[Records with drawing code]
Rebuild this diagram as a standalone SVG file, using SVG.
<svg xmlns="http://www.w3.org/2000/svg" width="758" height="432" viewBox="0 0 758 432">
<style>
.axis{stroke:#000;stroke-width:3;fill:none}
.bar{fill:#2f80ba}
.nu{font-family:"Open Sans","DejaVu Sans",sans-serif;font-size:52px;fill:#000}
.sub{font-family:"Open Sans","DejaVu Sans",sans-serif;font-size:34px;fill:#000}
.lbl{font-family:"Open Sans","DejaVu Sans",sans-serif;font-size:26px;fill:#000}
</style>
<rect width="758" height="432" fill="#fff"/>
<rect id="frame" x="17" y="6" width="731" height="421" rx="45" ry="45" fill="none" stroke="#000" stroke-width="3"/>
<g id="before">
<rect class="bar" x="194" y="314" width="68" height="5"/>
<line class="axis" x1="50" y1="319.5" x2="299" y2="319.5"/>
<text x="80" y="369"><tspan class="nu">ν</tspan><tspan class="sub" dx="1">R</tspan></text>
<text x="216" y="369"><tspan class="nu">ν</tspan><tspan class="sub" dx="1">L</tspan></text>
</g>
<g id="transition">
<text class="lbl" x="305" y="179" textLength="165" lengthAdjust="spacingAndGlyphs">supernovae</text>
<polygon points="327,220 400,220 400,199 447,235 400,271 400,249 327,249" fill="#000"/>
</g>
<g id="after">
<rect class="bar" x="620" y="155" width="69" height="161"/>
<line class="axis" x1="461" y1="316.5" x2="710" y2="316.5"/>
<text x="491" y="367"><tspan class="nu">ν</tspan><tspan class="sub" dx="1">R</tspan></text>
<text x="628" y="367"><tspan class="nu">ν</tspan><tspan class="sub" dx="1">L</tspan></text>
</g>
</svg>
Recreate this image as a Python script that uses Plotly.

TASK TO COMPLETE
Transcribe all of the entries without altering anything.

RESPONSE TO THE EXERCISE
Rebuild this diagram as a standalone SVG file, using SVG.
<svg xmlns="http://www.w3.org/2000/svg" width="758" height="432" viewBox="0 0 758 432">
<style>
.axis{stroke:#000;stroke-width:3;fill:none}
.bar{fill:#2f80ba}
.nu{font-family:"Open Sans","DejaVu Sans",sans-serif;font-size:52px;fill:#000}
.sub{font-family:"Open Sans","DejaVu Sans",sans-serif;font-size:34px;fill:#000}
.lbl{font-family:"Open Sans","DejaVu Sans",sans-serif;font-size:26px;fill:#000}
</style>
<rect width="758" height="432" fill="#fff"/>
<rect id="frame" x="17" y="6" width="731" height="421" rx="45" ry="45" fill="none" stroke="#000" stroke-width="3"/>
<g id="before">
<rect class="bar" x="194" y="314" width="68" height="5"/>
<line class="axis" x1="50" y1="319.5" x2="299" y2="319.5"/>
<text x="80" y="369"><tspan class="nu">ν</tspan><tspan class="sub" dx="1">R</tspan></text>
<text x="216" y="369"><tspan class="nu">ν</tspan><tspan class="sub" dx="1">L</tspan></text>
</g>
<g id="transition">
<text class="lbl" x="305" y="179" textLength="165" lengthAdjust="spacingAndGlyphs">supernovae</text>
<polygon points="327,220 400,220 400,199 447,235 400,271 400,249 327,249" fill="#000"/>
</g>
<g id="after">
<rect class="bar" x="620" y="155" width="69" height="161"/>
<line class="axis" x1="461" y1="316.5" x2="710" y2="316.5"/>
<text x="491" y="367"><tspan class="nu">ν</tspan><tspan class="sub" dx="1">R</tspan></text>
<text x="628" y="367"><tspan class="nu">ν</tspan><tspan class="sub" dx="1">L</tspan></text>
</g>
</svg>
Recreate this image as a Python script that uses Plotly.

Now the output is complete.